Estamos llegando a la isla El Porvenir, en el caribe panameño. Todos estamos felices, gritamos de alegría, festejamos, nos abrazamos y compartimos el último tramo como hermanos.

-La sensación de ver tierra es igual a la que se siente cuando hacés cumbre -cuenta la chilena con una sonrisa interminable.
 
-Yo sabía que íbamos a tener ese clima -comenta el capitán haciéndose el valiente con las chicas- Pero quise salir igual porque sino perdía pasajeros. 

¿Qué se le puede responder? Todo es aprendizaje. Todo quedó en la cancha. Ya nadie tiene rensentimientos. Ya tenemos tierra a la vista. Al final, a unos pocos kilómetros de la costa, vemos un par de ballenas que nadan tranquilas muy cerca de nosotros. Increíble. Según los navegantes, es un regalo que te da el mar. 

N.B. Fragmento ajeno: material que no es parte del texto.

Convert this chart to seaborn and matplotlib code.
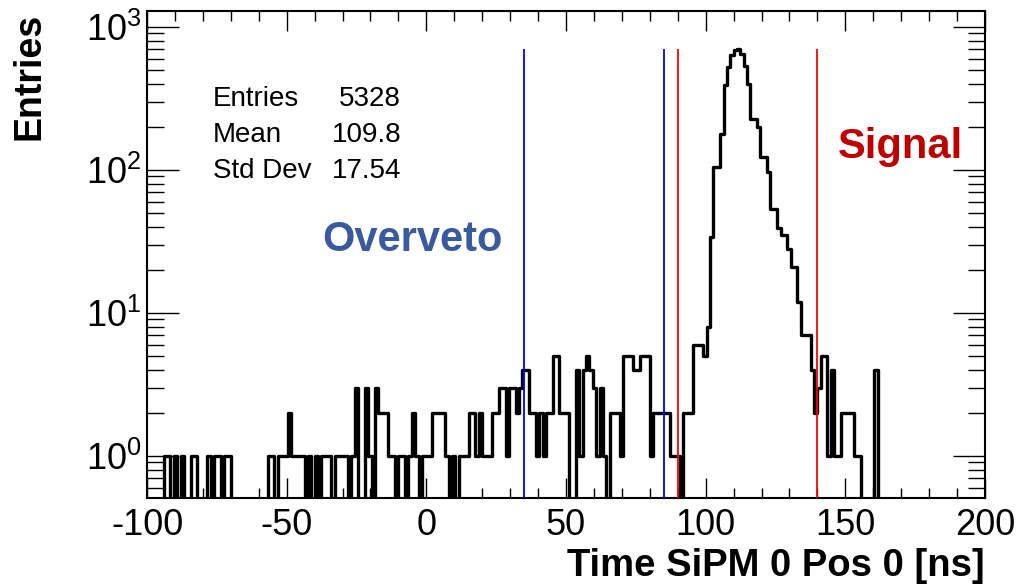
import numpy as np
import pandas as pd
import matplotlib
matplotlib.use("Agg")
import matplotlib.pyplot as plt
import seaborn as sns
from matplotlib.ticker import MultipleLocator, LogLocator, NullFormatter

# ---------------- data ----------------
# 250 bins of 1.2 ns from -100 to 200 ns
counts_left = [0, 0, 0, 0, 0, 1, 1, 0, 1, 0, 1, 0, 0, 1, 1, 0, 0, 0,
               1, 0, 1, 1, 0, 1, 1, 0, 0, 0, 0, 0, 0, 0, 0, 0, 0, 0,
               1, 1, 0, 1, 1, 1, 2, 1, 1, 1, 1, 0, 1, 0, 1, 0, 1, 1,
               1, 0, 1, 1, 1, 1, 0, 1,
               3, 0, 0, 3, 1, 0, 3, 2, 2, 2, 1, 1, 0, 1, 1, 0, 1, 2,
               1, 0, 1, 1, 1, 2, 2, 2, 2, 1, 0, 1, 0, 1, 1, 1, 2, 2,
               1, 2, 1, 1, 1, 2, 2, 3, 3, 1, 3, 3, 2, 3, 4, 4, 2, 2,
               1, 2, 1, 2, 2, 5, 5, 2, 2, 2, 0, 0, 4, 1, 4, 5, 4, 3,
               1, 3, 1, 0, 2, 2, 2, 1, 5, 5, 5, 4, 4, 5, 5, 5, 1, 2,
               2, 2, 2, 2, 1, 1, 1, 0, 2, 2, 2, 6, 6, 6, 5]
counts_peak = [8, 34, 104, 104, 177, 389, 522, 631, 690, 700, 646, 535,
               401, 227, 227, 198, 123, 123, 96, 53, 53, 39, 35, 35, 28,
               21, 21, 12, 7, 7, 7]
counts_tail = [4, 2, 3, 5, 5, 1, 4, 1, 1, 2, 2, 2, 2, 1, 1, 0, 0, 0, 0, 4] + [0] * 32

counts = np.array(counts_left + counts_peak + counts_tail, dtype=float)
x_range = (-100, 200)
n_bins = len(counts)
edges = np.linspace(x_range[0], x_range[1], n_bins + 1)
centers = 0.5 * (edges[:-1] + edges[1:])
df = pd.DataFrame({"t": centers, "n": counts})

overveto_cuts = [35, 85]
signal_cuts = [90, 140]
stats_names = ["Entries", "Mean", "Std Dev"]
stats_values = ["5328", "109.8", "17.54"]

# ---------------- style ----------------
sns.set_theme(style="white")
plt.rcParams["font.family"] = ["Liberation Sans", "DejaVu Sans"]
plt.rcParams["mathtext.fontset"] = "custom"
plt.rcParams["mathtext.rm"] = "Liberation Sans"
plt.rcParams["mathtext.it"] = "Liberation Sans:italic"
plt.rcParams["mathtext.bf"] = "Liberation Sans:bold"
plt.rcParams["axes.unicode_minus"] = False

W, H = 1022, 585
fig = plt.figure(figsize=(W / 100, H / 100), dpi=100)
L, R, T, B = 147, 985, 11, 498
ax = fig.add_axes([L / W, 1 - B / H, (R - L) / W, (B - T) / H])

sns.histplot(data=df, x="t", weights="n", bins=n_bins, binrange=x_range,
             element="step", fill=False, color="black", linewidth=2.4, ax=ax)
ax.set_yscale("log")
ax.set_xlim(*x_range)
ax.set_ylim(0.508, 1290)

ymax_line = counts.max()
ax.vlines(overveto_cuts, 0.508, ymax_line, colors="#0000ff", linewidth=1.3, zorder=5)
ax.vlines(signal_cuts, 0.508, ymax_line, colors="#ff0000", linewidth=1.3, zorder=5)

ax.set_xlabel("")
ax.set_ylabel("")
for s in ax.spines.values():
    s.set_linewidth(1.5)
    s.set_color("black")

ax.xaxis.set_major_locator(MultipleLocator(50))
ax.xaxis.set_minor_locator(MultipleLocator(10))
ax.yaxis.set_major_locator(LogLocator(base=10, numticks=10))
ax.yaxis.set_minor_locator(LogLocator(base=10, subs=np.arange(2, 10), numticks=20))
ax.yaxis.set_minor_formatter(NullFormatter())
ax.tick_params(axis="both", which="both", direction="in",
               bottom=True, left=True, top=True, right=True,
               colors="black", width=1.0, labelsize=26)
ax.tick_params(axis="x", which="major", length=14.5, pad=7)
ax.tick_params(axis="x", which="minor", length=7.2)
ax.tick_params(axis="y", which="major", length=23, pad=4)
ax.tick_params(axis="y", which="minor", length=12)

# stats
rows_y = [99, 135, 171]
for name, val, yy in zip(stats_names, stats_values, rows_y):
    fig.text(213 / W, 1 - yy / H, name, ha="left", va="center", fontsize=20, color="black")
    fig.text(401 / W, 1 - yy / H, val, ha="right", va="center", fontsize=20, color="black")

fig.text(412 / W, 1 - 240 / H, "Overveto", ha="center", va="center",
         fontsize=30, fontweight="bold", color="#3a5aa0")
fig.text(900 / W, 1 - 147 / H, "Signal", ha="center", va="center",
         fontsize=30, fontweight="bold", color="#c00000")

fig.text(30 / W, 1 - 13 / H, "Entries", rotation=90, ha="center", va="top",
         fontsize=27, fontweight="bold", color="black")
fig.text(985 / W, 1 - 576 / H, "Time SiPM 0 Pos 0 [ns]", ha="right", va="baseline",
         fontsize=27.5, fontweight="bold", color="black")

fig.savefig("out.png", dpi=100, facecolor="white")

Así termina nuestra odisea en el océano. Nos queda el mareo por varias horas, los moretones por un par de días. Y la experiencia para siempre. 


Julieta. Si se mueve, lanza. Esa madera es una mesa rebatible que le dio varias veces en la cabeza.

Cosas caídas y agarrados de donde podíamos en la coctelera oceánica.

Vista de la sala central y al fondo el camarote de proa, empapado por la gotera.

Martina encuentra su lugar a los pies de la cama de Barry. Asustada e incómoda, la próxima nos vamos en avión.

El pirata colombiano, feliz, ya estamos llegando a tierra firme.

Pasan cosas raras en el barco del terror. Por suerte ya terminó.

El despertar después de 2 días y medio de pesadilla.

El capitán se hace el valiente con las chicas.

Marti feliz, sale al aire libre después de unas 50 hs. de encierro.

Otra imagen del Northern Drifter, el barquito de la muerte.

Tierra firme. Esta imagen nos cambió la vida. En una de esas islas, festejaremos el cumple de Marti.